The Norwegian government announced on 1 July 2011 that substitute service for conscientious objectors will end later this year. According to Minister of Justice Knut Storberget, the reform will mean that conscientious objectors to military service will in the future no longer be called up for a substitute service, but will simply be exempted from military service. According to the press release, there has been an ever decreasing number of applicants for conscientious objection in recent years, from over 3,000 applicants about 10 years ago to the current level of about 350. Meanwhile the need of the Armed Forces for military personnel has been declining. Accordingly, Norway has no need to send conscientious objectors to a substitute service, said Justice Minister Knut Storberget. A draft bill was submitted for public consultation in July.
In anticipation of the new bill, conscientious objectors will no longer be called up for substitute service. Those already serving will however continue to serve, although the service might be shortened for those who would need to serve beyond 1 January 2012.
According to a 2005 report by the Quaker Council for European Affairs, Norway's armed forces comprise 19,000 troops, including 11,300 conscripts.
Every year, approx. 32,000 young men reach conscription age. According to the website of the Norwegian Armed Forces, in 2008, 10,151 did their national service, out of which 803 were female. However, for women military service is not compulsory, but voluntary. This means that out of 32,000 young men reaching conscription age only about 30% would be called up for compulsory military service.

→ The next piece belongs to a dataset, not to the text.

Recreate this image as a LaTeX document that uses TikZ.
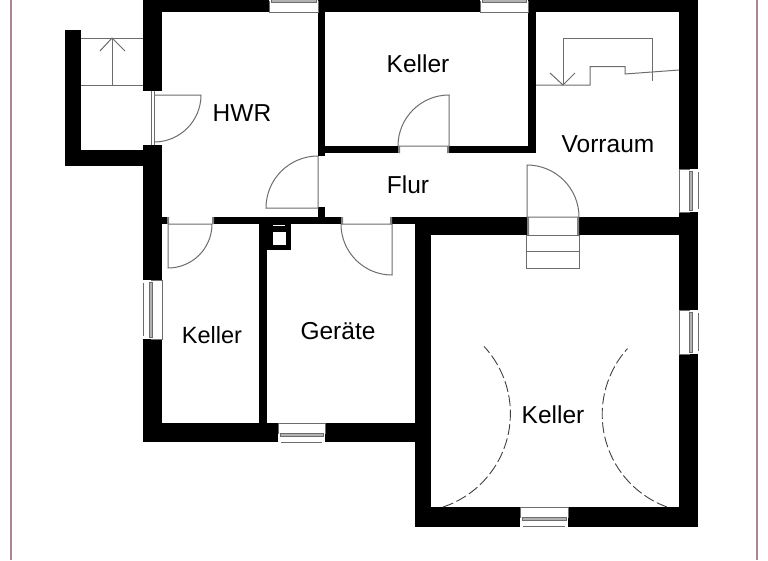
\documentclass[tikz,border=0pt]{standalone}
\usepackage{fontspec}
\setmainfont{Liberation Sans}
\definecolor{rahmenrot}{HTML}{AE8592}
\tikzset{
	wand/.style={fill=black},
	plan/.style={draw=gray!85!black,line width=1pt},
	rahmen/.style={line width=1.5pt,color=rahmenrot},
	schwung/.style={draw=gray!50!black,line width=0.9pt,dash pattern=on 11pt off 3.5pt},
	raum/.style={inner sep=0pt,font=\fontsize{24.5}{28}\selectfont},
}
\newcommand{\fenster}[1]{
	\fill[white] (0,0) rectangle (#1,11);
	\fill[white] (3,11) rectangle (#1-3,19);
	\draw[plan] (0,11) -- (0,0) -- (#1,0) -- (#1,11);
	\draw[plan,line width=0.6pt] (3,19) -- (#1-3,19);
	\draw[plan,fill=gray!60,line width=0.7pt] (2,10) rectangle (#1-2,13);
}
\begin{document}
\begin{tikzpicture}[x=1pt,y=-1pt]
		\useasboundingbox (0,0) rectangle (768,560);
		\draw[rahmen] (11,0) -- (11,560);
		\draw[rahmen] (757,0) -- (757,560);
		% walls
		\foreach \a/\b/\c/\d in {143/0/162/91, 143/145/162/280, 143/339/162/442, 143/423/278/442,
			325/423/416/442, 162/0/269/12, 325/0/480/12, 528/0/698/12, 318/0/325/156,
			325/146/398/153, 449/146/536/153, 528/0/536/153, 679/0/698/169, 679/212/698/310,
			679/354/698/527, 416/507/520/527, 568/507/698/527, 415/217/431/527, 416/217/527/235,
			579/217/679/235, 212/217/341/224, 392/217/431/224, 162/217/169/224, 318/207/325/217,
			259/224/267/423, 259/224/291/250, 65/30/81/166, 65/150/143/166}
			\fill[wand] (\a,\b) rectangle (\c,\d);
		\fill[white] (273,232) rectangle (286,245);
		\fill[white] (273,224.5) rectangle (285,226);
		% windows
		\foreach \x/\y/\l in {278/423/47, 520/507/48}
			\begin{scope}[shift={(\x,\y)}]
				\fenster{\l}
			\end{scope};
		\foreach \x/\l in {269/49, 480/48}
			\begin{scope}[shift={(\x,12)},y={(0pt,1pt)}]
				\fenster{\l}
			\end{scope};
		\foreach \y/\l in {169/43, 310/44}
			\begin{scope}[shift={(679,\y)},x={(0pt,-1pt)},y={(1pt,0pt)}]
				\fenster{\l}
			\end{scope};
		\begin{scope}[shift={(162,280)},x={(0pt,-1pt)},y={(-1pt,0pt)}]
			\fenster{59}
		\end{scope}
		% outside stairs
		\draw[plan] (81,38) -- (143,38);
		\draw[plan] (81,85) -- (143,85);
		\draw[plan] (112,85) -- (112,38);
		\draw[plan] (100,51) -- (112,38) -- (125,51);
		% stairs in Vorraum
		\draw[plan] (536,85) -- (590,85) -- (590,66.5) -- (625,66.5) -- (625,74) -- (679,70);
		\draw[plan] (563,85) -- (563,38) -- (652,38) -- (652,81);
		\draw[plan] (550,73) -- (563,85) -- (575,73);
		% doors
		\draw[plan] (151,91) -- (151,145) (154,91) -- (154,145);
		\draw[plan] (154,95) -- (201,95) arc[start angle=0,end angle=90,radius=47];
		\draw[plan] (398,146) -- (449,146) -- (449,95) arc[start angle=-90,end angle=-180,radius=51];
		\draw[plan] (318,156) -- (318,208) -- (266,208) arc[start angle=180,end angle=270,radius=52];
		\draw[plan] (527,217) -- (527,165) arc[start angle=-90,end angle=0,radius=52] -- cycle;
		\draw[plan] (212,224) -- (168,224) -- (168,268) arc[start angle=90,end angle=0,radius=44];
		\draw[plan] (341,224) -- (392,224) -- (392,275) arc[start angle=90,end angle=180,radius=51];
		\fill[gray] (398,146) rectangle (400,153) (447,146) rectangle (449,153);
		\fill[gray] (527,217) rectangle (529,235) (577,217) rectangle (579,235);
		\fill[gray] (341,217) rectangle (343,224) (390,217) rectangle (392,224);
		\fill[gray] (212,217) rectangle (214,224) (167,217) rectangle (169,224);
		% steps
		\draw[plan] (526,235) -- (526,268) -- (579,268) -- (579,235) -- cycle;
		\draw[plan] (526,251) -- (579,251);
		% swing of the big door
		\draw[schwung] (443,507) arc[start angle=71.6,end angle=-43,radius=98.5];
		\draw[schwung] (667,507) arc[start angle=110,end angle=222,radius=98.5];
		% room names
		\node[raum] (hwr) at (242,113) {HWR};
		\node[raum] (kellerA) at (418,64) {Keller};
		\node[raum] (vorraum) at (608,144) {Vorraum};
		\node[raum] (flur) at (408,185) {Flur};
		\node[raum,font=\fontsize{23.5}{28}\selectfont] (kellerB) at (212,335) {Keller};
		\node[raum] (geraete) at (338,331) {Geräte};
		\node[raum] (kellerC) at (553,415) {Keller};
\end{tikzpicture}
\end{document}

The Norwegian Armed Forces have to some degree followed the trend to increase recruitment of volunteers. In the official document "Norwegian Defence 2008", it was stated regarding personnel policy: "The highest priority will be given to the recruiting of the most suitable young people either for regular service on contract or as junior or full career officers." The updated 2011 document states: "The personnel structure of the armed Forces is changing to include more service personnel on regular engagements and further development of the new category of junior officers. Continuing efforts are being made to provide horizontal career paths with greater continuity for regular officers and other ranks."
Following a discussion about conscription of women (see CO-Update No 31, August 2007), it has been made compulsory for women to attend an interview with the National Service Administration from 2010 on. The Ministry of Defence stated in Norwegian Defence 2011: "The introduction of obligatory interviews for young women in 2010 means that the overall number of young men and women attending initial interviews is increasing to some 60,000 each year. Introduced at the same time is a new two-part interview session of which Part 1 consists of an Internet-based self-declaration. This initial information enables the recruiting authorities to select those, about 25,000, to be called in for Part 2 of the process which will take place at an interview centre. The Armed Forces have been set an annual quota of a minimum of 1,500 women to undergo initial military service with effect from the batch born in 1992."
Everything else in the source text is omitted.